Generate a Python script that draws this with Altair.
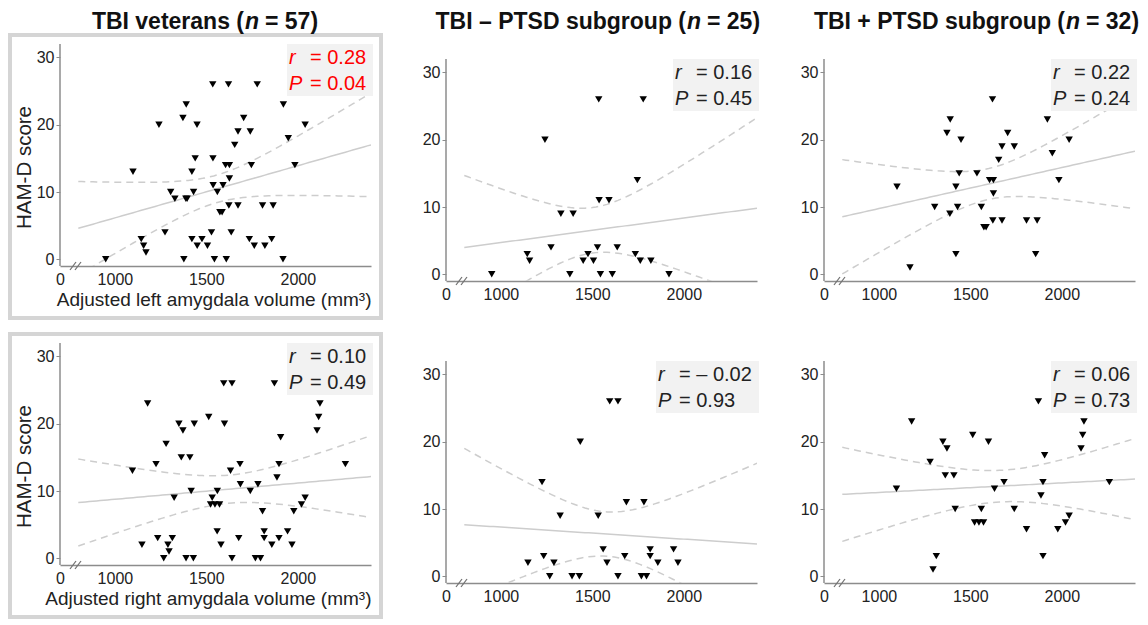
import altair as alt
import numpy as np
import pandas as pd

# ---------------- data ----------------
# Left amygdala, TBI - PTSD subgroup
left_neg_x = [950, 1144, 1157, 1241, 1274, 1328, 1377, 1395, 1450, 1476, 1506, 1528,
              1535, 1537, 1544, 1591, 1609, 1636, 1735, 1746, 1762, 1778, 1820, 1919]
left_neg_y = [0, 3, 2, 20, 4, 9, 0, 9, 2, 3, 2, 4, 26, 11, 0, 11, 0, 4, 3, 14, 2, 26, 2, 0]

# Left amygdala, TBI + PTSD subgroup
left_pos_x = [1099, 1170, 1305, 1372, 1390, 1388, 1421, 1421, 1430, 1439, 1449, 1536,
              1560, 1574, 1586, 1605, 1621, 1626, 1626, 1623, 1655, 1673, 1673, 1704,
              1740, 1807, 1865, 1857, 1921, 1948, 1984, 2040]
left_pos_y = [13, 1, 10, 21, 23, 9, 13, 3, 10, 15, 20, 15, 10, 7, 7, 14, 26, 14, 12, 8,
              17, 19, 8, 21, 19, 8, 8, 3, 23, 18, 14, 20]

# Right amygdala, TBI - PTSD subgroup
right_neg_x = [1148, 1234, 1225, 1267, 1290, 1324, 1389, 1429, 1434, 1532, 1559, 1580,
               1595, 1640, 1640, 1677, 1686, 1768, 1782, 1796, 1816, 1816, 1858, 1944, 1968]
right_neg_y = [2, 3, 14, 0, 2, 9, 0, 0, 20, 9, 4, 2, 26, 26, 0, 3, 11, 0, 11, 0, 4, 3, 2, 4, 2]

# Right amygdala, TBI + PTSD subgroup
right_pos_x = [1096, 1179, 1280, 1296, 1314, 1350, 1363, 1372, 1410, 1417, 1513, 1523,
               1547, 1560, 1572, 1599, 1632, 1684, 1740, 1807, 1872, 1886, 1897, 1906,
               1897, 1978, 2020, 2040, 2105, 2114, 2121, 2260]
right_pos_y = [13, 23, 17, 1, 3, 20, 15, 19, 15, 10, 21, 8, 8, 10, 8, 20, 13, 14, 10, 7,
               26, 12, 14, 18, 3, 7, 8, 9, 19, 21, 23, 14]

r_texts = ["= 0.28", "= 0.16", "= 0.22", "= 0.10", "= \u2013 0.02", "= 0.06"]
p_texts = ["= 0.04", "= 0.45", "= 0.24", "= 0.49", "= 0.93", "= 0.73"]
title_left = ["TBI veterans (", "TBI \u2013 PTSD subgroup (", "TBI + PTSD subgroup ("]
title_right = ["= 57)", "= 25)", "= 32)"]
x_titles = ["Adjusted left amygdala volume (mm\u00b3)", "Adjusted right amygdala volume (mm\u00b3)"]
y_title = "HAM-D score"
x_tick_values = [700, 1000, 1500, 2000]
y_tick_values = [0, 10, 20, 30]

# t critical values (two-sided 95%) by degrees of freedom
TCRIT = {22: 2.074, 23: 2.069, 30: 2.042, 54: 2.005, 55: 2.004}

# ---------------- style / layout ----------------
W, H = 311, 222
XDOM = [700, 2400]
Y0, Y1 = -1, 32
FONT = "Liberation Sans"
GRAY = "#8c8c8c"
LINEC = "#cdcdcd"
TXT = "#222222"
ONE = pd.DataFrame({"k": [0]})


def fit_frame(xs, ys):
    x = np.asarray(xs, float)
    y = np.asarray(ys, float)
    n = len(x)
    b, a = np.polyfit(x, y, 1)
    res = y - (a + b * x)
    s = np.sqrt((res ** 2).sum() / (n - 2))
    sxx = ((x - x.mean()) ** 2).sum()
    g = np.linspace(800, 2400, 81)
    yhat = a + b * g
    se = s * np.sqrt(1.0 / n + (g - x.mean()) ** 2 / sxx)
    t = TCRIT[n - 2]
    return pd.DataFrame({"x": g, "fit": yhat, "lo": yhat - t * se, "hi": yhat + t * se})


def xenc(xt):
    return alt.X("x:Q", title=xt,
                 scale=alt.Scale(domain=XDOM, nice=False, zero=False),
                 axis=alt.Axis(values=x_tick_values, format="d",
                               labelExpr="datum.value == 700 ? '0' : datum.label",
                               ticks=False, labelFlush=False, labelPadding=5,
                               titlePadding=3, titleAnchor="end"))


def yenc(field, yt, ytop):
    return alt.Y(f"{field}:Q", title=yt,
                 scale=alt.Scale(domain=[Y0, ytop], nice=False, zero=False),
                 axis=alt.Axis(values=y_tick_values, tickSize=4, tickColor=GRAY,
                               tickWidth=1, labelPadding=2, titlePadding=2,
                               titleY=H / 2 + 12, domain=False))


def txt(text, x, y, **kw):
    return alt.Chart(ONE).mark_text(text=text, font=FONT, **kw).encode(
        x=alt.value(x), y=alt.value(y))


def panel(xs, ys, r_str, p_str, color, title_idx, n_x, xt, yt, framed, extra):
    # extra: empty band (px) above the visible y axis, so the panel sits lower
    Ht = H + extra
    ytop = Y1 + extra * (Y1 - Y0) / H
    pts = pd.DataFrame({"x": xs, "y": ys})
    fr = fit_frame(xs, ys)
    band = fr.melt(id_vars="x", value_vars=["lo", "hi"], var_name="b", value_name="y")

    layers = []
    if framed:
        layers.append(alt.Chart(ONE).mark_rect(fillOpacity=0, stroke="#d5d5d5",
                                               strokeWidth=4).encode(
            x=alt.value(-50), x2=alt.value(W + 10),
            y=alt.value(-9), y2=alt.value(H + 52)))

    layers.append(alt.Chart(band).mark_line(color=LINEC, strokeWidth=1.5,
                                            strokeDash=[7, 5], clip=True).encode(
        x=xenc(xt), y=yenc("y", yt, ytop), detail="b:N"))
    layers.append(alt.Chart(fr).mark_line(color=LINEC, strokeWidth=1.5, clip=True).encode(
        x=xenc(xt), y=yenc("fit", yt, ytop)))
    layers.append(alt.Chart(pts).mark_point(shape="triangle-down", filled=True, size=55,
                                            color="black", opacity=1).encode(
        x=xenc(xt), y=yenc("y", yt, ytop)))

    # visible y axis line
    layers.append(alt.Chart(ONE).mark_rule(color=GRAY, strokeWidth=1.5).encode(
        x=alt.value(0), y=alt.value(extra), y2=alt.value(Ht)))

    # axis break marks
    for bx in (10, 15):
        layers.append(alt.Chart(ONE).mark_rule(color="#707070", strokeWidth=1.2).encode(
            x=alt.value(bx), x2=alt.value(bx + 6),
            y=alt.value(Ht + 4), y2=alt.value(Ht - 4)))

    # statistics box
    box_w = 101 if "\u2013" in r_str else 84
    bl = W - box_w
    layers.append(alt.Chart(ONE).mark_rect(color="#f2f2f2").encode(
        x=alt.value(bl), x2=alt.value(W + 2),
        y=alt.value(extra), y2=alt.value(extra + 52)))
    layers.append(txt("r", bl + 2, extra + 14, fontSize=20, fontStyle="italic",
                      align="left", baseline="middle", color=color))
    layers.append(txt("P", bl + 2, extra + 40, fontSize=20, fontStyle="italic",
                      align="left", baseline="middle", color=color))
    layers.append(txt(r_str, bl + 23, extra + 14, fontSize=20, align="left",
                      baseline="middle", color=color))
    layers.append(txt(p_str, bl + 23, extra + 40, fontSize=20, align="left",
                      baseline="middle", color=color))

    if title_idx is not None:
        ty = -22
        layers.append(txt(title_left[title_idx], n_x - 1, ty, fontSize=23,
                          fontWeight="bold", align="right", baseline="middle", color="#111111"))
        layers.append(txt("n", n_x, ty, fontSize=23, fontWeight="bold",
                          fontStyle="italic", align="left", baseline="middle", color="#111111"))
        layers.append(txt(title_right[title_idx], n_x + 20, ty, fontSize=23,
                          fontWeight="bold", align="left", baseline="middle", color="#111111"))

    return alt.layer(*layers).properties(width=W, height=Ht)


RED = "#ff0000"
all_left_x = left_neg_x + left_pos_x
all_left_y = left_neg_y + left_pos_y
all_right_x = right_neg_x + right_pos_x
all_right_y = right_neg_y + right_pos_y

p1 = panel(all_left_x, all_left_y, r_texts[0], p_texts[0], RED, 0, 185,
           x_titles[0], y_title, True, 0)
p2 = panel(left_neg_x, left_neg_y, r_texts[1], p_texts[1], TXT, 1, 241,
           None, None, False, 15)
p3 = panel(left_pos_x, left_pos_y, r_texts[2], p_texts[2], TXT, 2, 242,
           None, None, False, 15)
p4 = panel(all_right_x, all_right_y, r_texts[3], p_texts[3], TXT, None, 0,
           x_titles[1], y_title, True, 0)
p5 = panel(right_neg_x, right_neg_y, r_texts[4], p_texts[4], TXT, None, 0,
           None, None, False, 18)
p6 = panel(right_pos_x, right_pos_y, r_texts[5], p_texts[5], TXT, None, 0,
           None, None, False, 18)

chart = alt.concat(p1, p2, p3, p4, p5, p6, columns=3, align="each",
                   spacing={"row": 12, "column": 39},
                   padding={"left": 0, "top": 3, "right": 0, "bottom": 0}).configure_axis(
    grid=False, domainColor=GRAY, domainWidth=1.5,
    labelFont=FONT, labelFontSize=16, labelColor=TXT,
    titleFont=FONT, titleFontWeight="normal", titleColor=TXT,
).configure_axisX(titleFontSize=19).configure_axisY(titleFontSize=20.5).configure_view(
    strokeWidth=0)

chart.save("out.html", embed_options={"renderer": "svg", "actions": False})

> The problem:
Reproduce the data above word for word from its first line through the line that holds "2, 26, 2, 0]", both ends included; skip pictures.

> Answer in full:
Generate a Python script that draws this with Altair.
import altair as alt
import numpy as np
import pandas as pd

# ---------------- data ----------------
# Left amygdala, TBI - PTSD subgroup
left_neg_x = [950, 1144, 1157, 1241, 1274, 1328, 1377, 1395, 1450, 1476, 1506, 1528,
              1535, 1537, 1544, 1591, 1609, 1636, 1735, 1746, 1762, 1778, 1820, 1919]
left_neg_y = [0, 3, 2, 20, 4, 9, 0, 9, 2, 3, 2, 4, 26, 11, 0, 11, 0, 4, 3, 14, 2, 26, 2, 0]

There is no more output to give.